As one example, while both films included garage scenes, different cinematography led to different aesthetic appearances: “balanced and symmetrical” in one case and “a lopsided aesthetic that evokes anxiety and dread” in another.
The famously learned judge, who sits on the U.S. District Court for the Southern District of New York, could not resist making comparisons with well-known works. To the plaintiff’s contention that audio portions of the Beyoncé film followed his pattern of separating harsh noises with calmer sounds, and using crescendos and decrescendos, the court noted: “So too does Tchaikovsky’s ‘1812 Overture’ (complete with cannons) and the Beatles ‘Yellow Submarine.’” To the contention that the films both addressed “the struggle of a relationship,” Judge Rakoff noted the familiarity of that theme by quoting an Oscar Wilde aphorism (“Hearts are made to be broken”) and a Taylor Swift song title (“I Knew You Were Trouble”).

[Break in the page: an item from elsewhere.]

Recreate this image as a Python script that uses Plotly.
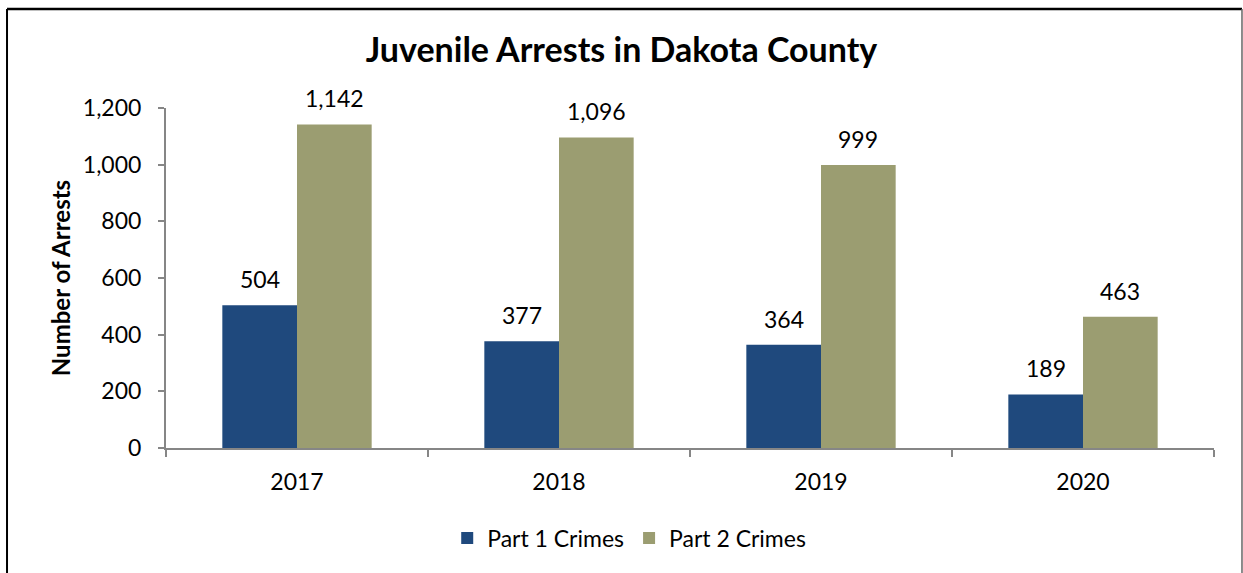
import plotly.graph_objects as go

years = ["2017", "2018", "2019", "2020"]
part1 = [504, 377, 364, 189]
part2 = [1142, 1096, 999, 463]
series_names = ["Part 1 Crimes", "Part 2 Crimes"]
y_ticks = [0, 200, 400, 600, 800, 1000, 1200]

FONT = "Lato, Carlito, Calibri, sans-serif"
BLUE = "#1F497D"
OLIVE = "#9B9D71"
AXIS = "#868686"
BARGAP = 0.43
TXT = 23

fig = go.Figure()
fig.add_trace(go.Bar(x=years, y=part1, name=series_names[0],
                     marker=dict(color=BLUE, line=dict(width=0))))
fig.add_trace(go.Bar(x=years, y=part2, name=series_names[1],
                     marker=dict(color=OLIVE, line=dict(width=0))))

# value labels above each bar
half = (1 - BARGAP) / 4
annotations = []
for i, (a, b) in enumerate(zip(part1, part2)):
    for off, v in ((-half, a), (half, b)):
        annotations.append(dict(x=i + off, y=v, xref="x", yref="y",
                                text=f"{v:,}", showarrow=False,
                                yanchor="bottom", yshift=10,
                                font=dict(family=FONT, size=TXT, color="#000")))

# outer frame of the chart
shapes = [
    dict(type="line", xref="paper", yref="paper", x0=-0.1517, x1=1.0267,
         y0=1.291, y1=1.291, line=dict(color="#000", width=2.5)),
    dict(type="line", xref="paper", yref="paper", x0=-0.1517, x1=-0.1517,
         y0=1.291, y1=-0.5, line=dict(color="#000", width=2)),
    dict(type="line", xref="paper", yref="paper", x0=1.0267, x1=1.0267,
         y0=1.291, y1=-0.5, line=dict(color="#666", width=1.5)),
]

fig.update_layout(
    width=1243, height=573,
    margin=dict(l=166, r=29, t=108, b=125),
    paper_bgcolor="white", plot_bgcolor="white",
    barmode="group", bargap=BARGAP, bargroupgap=0,
    font=dict(family=FONT, size=TXT, color="#000"),
    title=dict(text="<b>Juvenile Arrests in Dakota County</b>",
               x=0.5, xanchor="center", y=0.912, yanchor="middle",
               font=dict(family=FONT, size=34, color="#000")),
    xaxis=dict(showline=True, linecolor=AXIS, linewidth=2,
               ticks="outside", tickson="boundaries", ticklen=7,
               tickcolor=AXIS, tickwidth=2, showgrid=False,
               ticklabelstandoff=12,
               tickfont=dict(size=TXT)),
    yaxis=dict(range=[0, 1200], tickvals=y_ticks,
               ticktext=[f"{v:,}" for v in y_ticks],
               showline=True, linecolor=AXIS, linewidth=2,
               ticks="outside", ticklen=6, tickcolor=AXIS, tickwidth=2,
               showgrid=False, zeroline=False,
               ticklabelstandoff=12,
               tickfont=dict(size=TXT),
               title=dict(text="<b>Number of Arrests</b>", standoff=5,
                          font=dict(size=24))),
    legend=dict(orientation="h", x=0.442, xanchor="center",
                y=-0.265, yanchor="middle", font=dict(size=TXT),
                itemwidth=30, traceorder="normal"),
    annotations=annotations,
    shapes=shapes,
)

fig.write_html("out.html")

Finally, on the “total concept and feel” issue, the court found “vast” differences. Fulk’s film portrayed a Caucasian male suffering in the wake of an unexplained failed relationship, with no reconciliation. The Beyoncé films, by contrast, portrayed an African-American woman’s journey in her relationship through stages of suspicion, denial, anger, and reconciliation. Judge Rakoff noted that plaintiff’s claim of broad thematic similarity “is like saying that Casablanca, Sleepless in Seattle and Ghostbusters are substantially similar despite the different motivating forces behind the struggles there portrayed (Nazis, capitalism, and ghosts, respectively).”
In close cases, the issue of copyright similarity goes to the jury. If it isn’t already obvious, Judge Rakoff concluded that the issues in this case were so clear-cut that no reasonable jury could find actionable similarity, and he concluded the case, in favor of Beyoncé and her co-defendants, by granting their motion to dismiss.